Amid news of the search by Dollar General (NYSE:DG) for a new CEO and Carl Icahn's push for a sale of Family Dollar (UNKNOWN:FDO.DL), Dollar Tree (NASDAQ:DLTR) ticked up 3.2% during this past week. This positive change in the midst of competitors' turmoil may represent a permanent trend, not a temporary anomaly.
A deeper look into Dollar Tree and its business proves the company is already outperforming its competitors on key metrics and boasts high potential for the future.
Looking for a cheap, long-term investment? Look no further.
A promising future
Dollar Tree's business strategy is the first thing that separates it from its competitors. All products at Dollar Tree cost $1, while products can cost as much as $5 at Family Dollar and Dollar General.
Morgan Stanley analyst Vincent Sinisi recently stressed how Dollar Tree's pricing strategy is a great advantage in the current macro-economic environment, as consumers are still regaining their purchasing confidence after the 2008 meltdown. Sinisi also believes any margin pressure will not affect Dollar Tree, due to its pricing strategy . Instead, this pressure will give Dollar Tree a distinct edge over competitors.
Another competitive advantage will come from future expansion. Dollar Tree already has a larger international reach than its competitors, and it has room to grow in domestic locations. Dollar Tree grew its store count by 30% in the past five years, and now has over 4,900 stores. The company is looking to open 7,000 new stores by the end of the decade. According to analysts, this expansion could double Dollar Tree's yearly earnings.
On the other hand, analysts at Credit Suisse believe Dollar General's internal opportunities for growth are diminishing .
Currently, Dollar General operates twice as many stores as Dollar Tree, but in eight fewer states. It has expanded on a lesser scale than Dollar Tree, as Dollar General plans to open 700 stores by the end of the year . Family Dollar operates about 8.000 stores in four fewer states, but is closing nearly 400 stores by the end of the year .
Dollar Tree's future expansion rate and widespread reach show that it has the best potential for future sales.
One more upside for shareholders is Dollar Tree's consistent share repurchases. Dollar Tree's outstanding share count has decreased by almost 100 million since 2006. As a result, its EPS consistently grew. This repurchasing strategy shows that Dollar Tree's management values EPS growth, as with share repurchases EPS can grow even if net income doesn't. Consequently, Dollar Tree boasts the best price-earnings-growth (PEG) ratio among its competitors. This means that its future EPS growth is promising and the company may currently be undervalued as a result.
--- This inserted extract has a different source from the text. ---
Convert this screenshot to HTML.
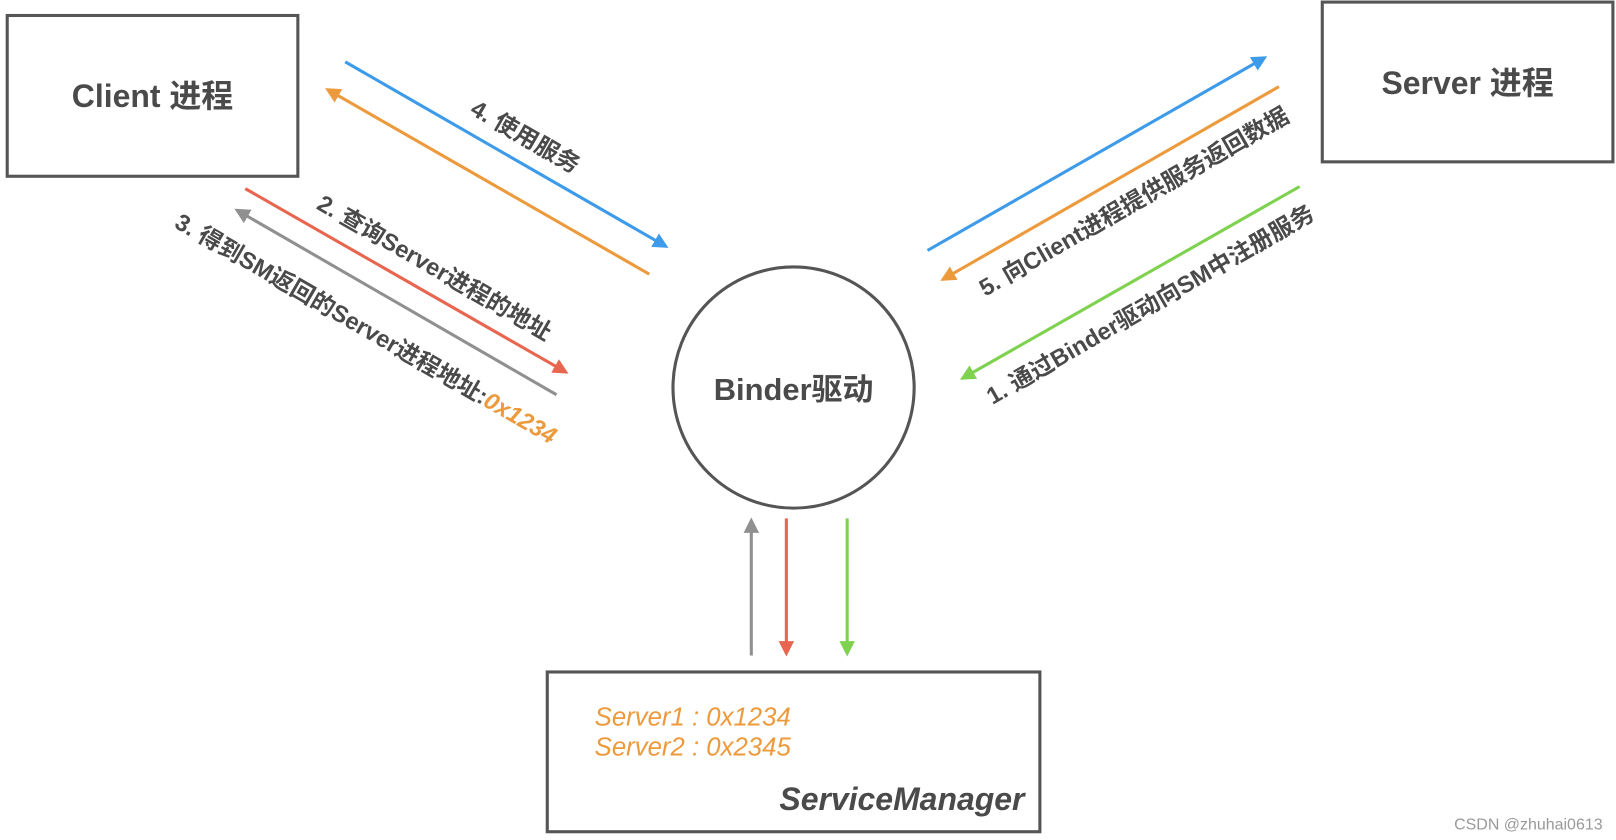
<!DOCTYPE html>
<html><head><meta charset="utf-8"><style>
html,body{margin:0;padding:0;background:#fff;width:1616px;height:840px;overflow:hidden}
text{font-family:"Liberation Sans","Noto Sans CJK SC",sans-serif;font-weight:bold;fill:#4a4a4a}
</style></head><body>
<svg width="1616" height="840" viewBox="0 0 1568 815" xmlns="http://www.w3.org/2000/svg">
<defs>
<marker id="b" viewBox="0 0 10 10" refX="8" refY="5" markerWidth="5" markerHeight="5" orient="auto"><path d="M0,0L10,5L0,10z" fill="#3d9be9"/></marker>
<marker id="o" viewBox="0 0 10 10" refX="8" refY="5" markerWidth="5" markerHeight="5" orient="auto"><path d="M0,0L10,5L0,10z" fill="#ec9a3c"/></marker>
<marker id="r" viewBox="0 0 10 10" refX="8" refY="5" markerWidth="5" markerHeight="5" orient="auto"><path d="M0,0L10,5L0,10z" fill="#e8654f"/></marker>
<marker id="g" viewBox="0 0 10 10" refX="8" refY="5" markerWidth="5" markerHeight="5" orient="auto"><path d="M0,0L10,5L0,10z" fill="#909090"/></marker>
<marker id="n" viewBox="0 0 10 10" refX="8" refY="5" markerWidth="5" markerHeight="5" orient="auto"><path d="M0,0L10,5L0,10z" fill="#7ed24f"/></marker>
</defs>
<g fill="none" stroke="#555" stroke-width="3">
<rect x="7" y="15" width="282" height="156"/>
<rect x="1283" y="2" width="282" height="155"/>
<circle cx="770" cy="376" r="117"/>
<rect x="531" y="652" width="478" height="155"/>
</g>
<g stroke-width="3" fill="none">
<line x1="335" y1="60" x2="646" y2="239" stroke="#3d9be9" marker-end="url(#b)"/>
<line x1="630" y1="266" x2="318" y2="87" stroke="#ec9a3c" marker-end="url(#o)"/>
<line x1="238" y1="183" x2="549" y2="361" stroke="#e8654f" marker-end="url(#r)"/>
<line x1="540" y1="383" x2="230" y2="204" stroke="#909090" marker-end="url(#g)"/>
<line x1="900" y1="243" x2="1227" y2="56" stroke="#3d9be9" marker-end="url(#b)"/>
<line x1="1241" y1="84" x2="915" y2="271" stroke="#ec9a3c" marker-end="url(#o)"/>
<line x1="1261" y1="181" x2="934" y2="367" stroke="#7ed24f" marker-end="url(#n)"/>
<line x1="729" y1="636" x2="729" y2="505" stroke="#909090" marker-end="url(#g)"/>
<line x1="763" y1="503" x2="763" y2="634" stroke="#e8654f" marker-end="url(#r)"/>
<line x1="822" y1="503" x2="822" y2="634" stroke="#7ed24f" marker-end="url(#n)"/>
</g>
<text x="148" y="104" font-size="31" text-anchor="middle">Client 进程</text>
<text x="1424" y="91" font-size="31" text-anchor="middle">Server 进程</text>
<text x="770" y="388" font-size="30" text-anchor="middle">Binder驱动</text>
<text x="0" y="0" font-size="23" transform="translate(455,110) rotate(30)">4. 使用服务</text>
<text x="0" y="0" font-size="23" transform="translate(306,202) rotate(30)">2. 查询Server进程的地址</text>
<text x="0" y="0" font-size="23" transform="translate(168,220) rotate(30)">3. 得到SM返回的Server进程地址:<tspan style="fill:#ec9a3c;font-style:italic">0x1234</tspan></text>
<text x="0" y="0" font-size="23" transform="translate(956,288) rotate(-30)">5. 向Client进程提供服务返回数据</text>
<text x="0" y="0" font-size="23" transform="translate(963,393) rotate(-30)">1. 通过Binder驱动向SM中注册服务</text>
<text x="577" y="704" font-size="25" style="fill:#ec9a3c;font-weight:normal;font-style:italic">Server1 : 0x1234</text>
<text x="577" y="733" font-size="25" style="fill:#ec9a3c;font-weight:normal;font-style:italic">Server2 : 0x2345</text>
<text x="994" y="786" font-size="31" text-anchor="end" style="font-style:italic">ServiceManager</text>
<text x="1555" y="805" font-size="15.5" text-anchor="end" style="fill:#999;font-weight:normal">CSDN @zhuhai0613</text>
</svg>
</body></html>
Dollar Tree makes money and benefits shareholders
On the surface, with its financial metrics Dollar Tree looks like a middling performer. Its free cash flow is considerably better than that of Family Dollar, but sits well behind that of Dollar General. In terms of revenue, Dollar Tree has earned less than its two main competitors for the past five years. On net income it does a bit better, as Dollar Tree sits behind Dollar General yet in front of Family Dollar.
Based on these statistics, Dollar Tree seems destined to play second fiddle between its two biggest competitors.
However, Dollar Tree claims the highest margins in the dollar store marketplace, where its competitors are struggling.
Dollar General recently revealed that it has struggled on margins because it has leaned on discounts and low-margin products . Family Dollar's well-known struggle with over-ordering inventory continues to put similar pressure on its own margins .
Dollar Tree's 35.49% gross profit margin, 1.3% higher than that of Family Dollar and nearly 4.6% higher than that of Dollar General, shows efficiency. Conversely, the gross profit margins of Family Dollar and Dollar General show steady declines since 2011, while Dollar Tree's gross profit margin was increasing.
Operating margin statistics look much the same. Dollar Tree's operating margin sits at 12.36%, while Dollar General sits at 9.67% and Family Dollar is at 5.87%. Since 2011, Family Dollar's operating margin has steadily decreased and Dollar General's operating margin has stagnated. But Dollar Tree's operating margin consistently increased over the same time-frame.
Dollar Tree's net profit margin provides encouragement for the company and its shareholders. On this metric Dollar General sits 1.77% under Dollar Tree, and Family Dollar sits a whole 3.73% under Dollar Tree. This performance shows that Dollar Tree's management effectively extracts profits from its business, while Dollar General and Family Dollar are finding it increasingly difficult to do the same.
Want a long-term growth stock? Looking for a business that prioritizes profitability? Are you wondering what company is consistently shareholder friendly?
Take note of Dollar Tree. This company seems to be in the middle between its two dollar store competitors, but a deeper look shows promise for the future. Buy now and you should reap long-term benefits.